10 Things I Learned This Year


1.  Being present is the biggest gift I can give to myself and those I love.

  • The gift of presence is that we can sit with "what is" and connect with the natural flow of life. Presence takes work. I know that, for me, when I can tell someone is present with me, maybe they offer a genuine listening ear or even just space to be me, I feel so loved!! I want to continue to be present with myself and if I could do one thing very well for the rest of my life...I would be fully present with my loved ones :)

2. Healing doesn't have to happen overnight!

  • I like to get to the heart of things quickly. Often I am courageous enough to get to the bottom of a negative emotion. This is helpful, but it doesn't mean the pain goes away. I've learned that it is OK to take time with myself. 

3. I am in charge of prioritizing my own well-being.
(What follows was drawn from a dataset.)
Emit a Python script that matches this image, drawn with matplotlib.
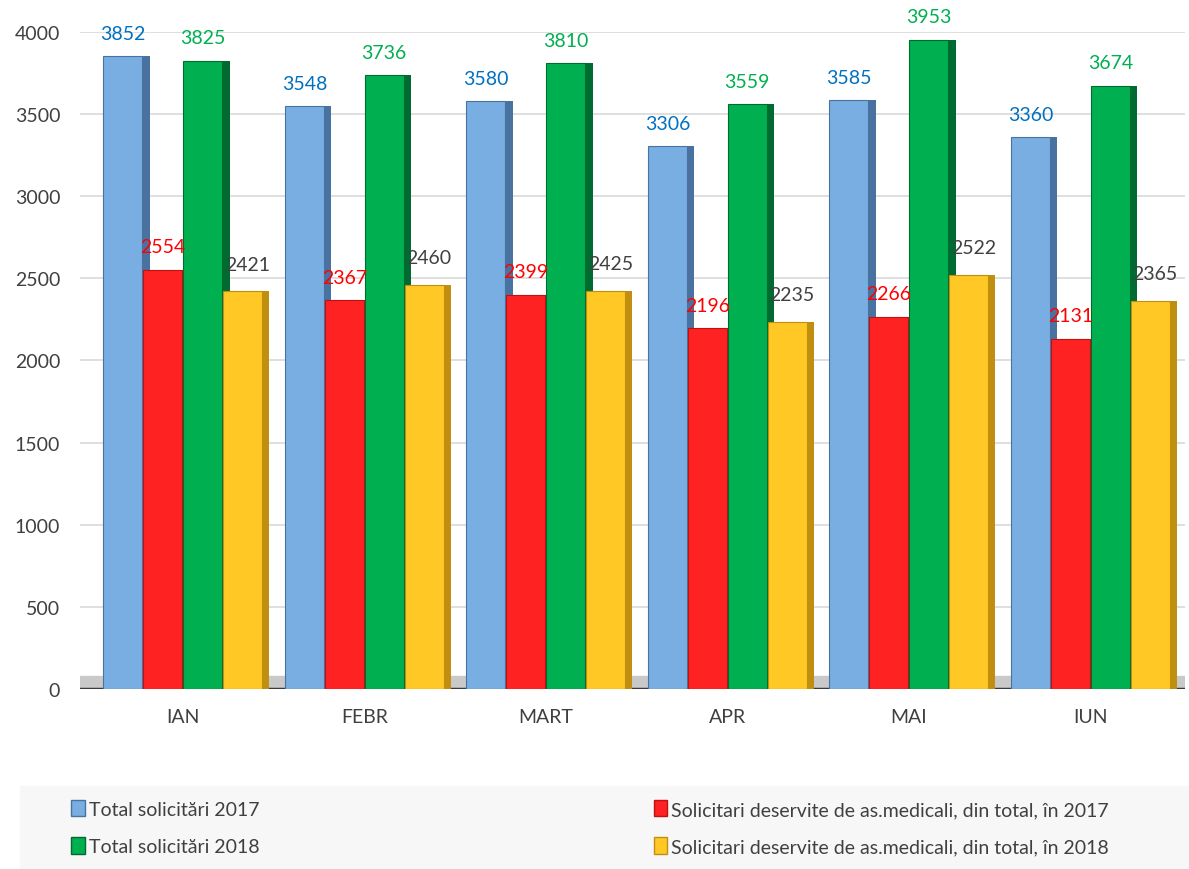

  • This is what it is! It's on me to care for my physical health. It's on me to create a sustainable workout routine. It's on me to eat in a way that feels good for my body. It's also on me to make discerning decisions on what to say and to whom. It is okay to remove myself from situations or conversations where I don't feel safe or understood. It's on me to place the energy and focus back on myself. It's on me to take care of myself!

4. Meditation works!

  • I am grateful that I've remained consistent with my mindfulness practices, such as meditation, journaling, walking, yoga, and cooking. These practices really work - especially meditation. Consistently sitting with myself is huge. It brings me back to center and connects me with what I'm feeling so that I can integrate new lessons. 

5. People have the right to make their own choices. Let them.

  • This is true. I recognize that I've set a lot of expectations on myself to make "good" choices and to do what is "right," and therefore, I've placed this same expectation on others. The truth is that everyone is on their own path and people will make the choices that make sense to them. What has been helpful for me in accepting this truth is that I have the right to make my own choices as well.

6. It's okay if people don't like me.

  • Ugh, true. If people don't like me or the way I am responding to something that has happened, it is okay! It's actually quite a bit unrealistic to think everybody should like me or agree with me. It's okay if they don't, and in my opinion, it usually is not personal, even though it may feel like it. 

7. I'm allowed to feel disappointed by people.

  • I'm allowed to feel disappointed or confused by the actions of other people. Again, this is their journey and not mine. As I just mentioned, the reality is that it is typically not personal. An exercise I have found to be fruitful asking myself why I am feeling disappointed by someone and what is the underlying feeling that is driving that disappointment. Is there a limiting belief I carry that leads to this disappointment? 

8. It's okay to ask for help.

  • I can be stubborn! I realize this. I know I will continue to need help in my life in ALL sorts of areas. It is beautiful to be vulnerable.

9. It never hurts to take pause before responding.

  • This is a truth that I continue to re-learn. I am proud that I often pause before responding or reacting. I recognize that even longer and deeper pauses might be necessary when the reaction toward something feelings strong. I recognize it is still important to share the truth about how I feel, but with a brave pause, the truth can be shared in a gentle and powerful way. Grace is here.

10. I am not perfect!

  • Thank GOODNESS!!!! I have parts of myself that I really love, and other parts that need quite a bit of compassion. I can strive to be my best, but my best isn't perfect. Because what is perfection really? Perfection for me has been figuring out what is valid and good in the eyes of others, and embodying that. Why would I allow others to validate me if they don't fully know me? I have learned to give myself the grace of feeling negative emotions and knowing that this is normal.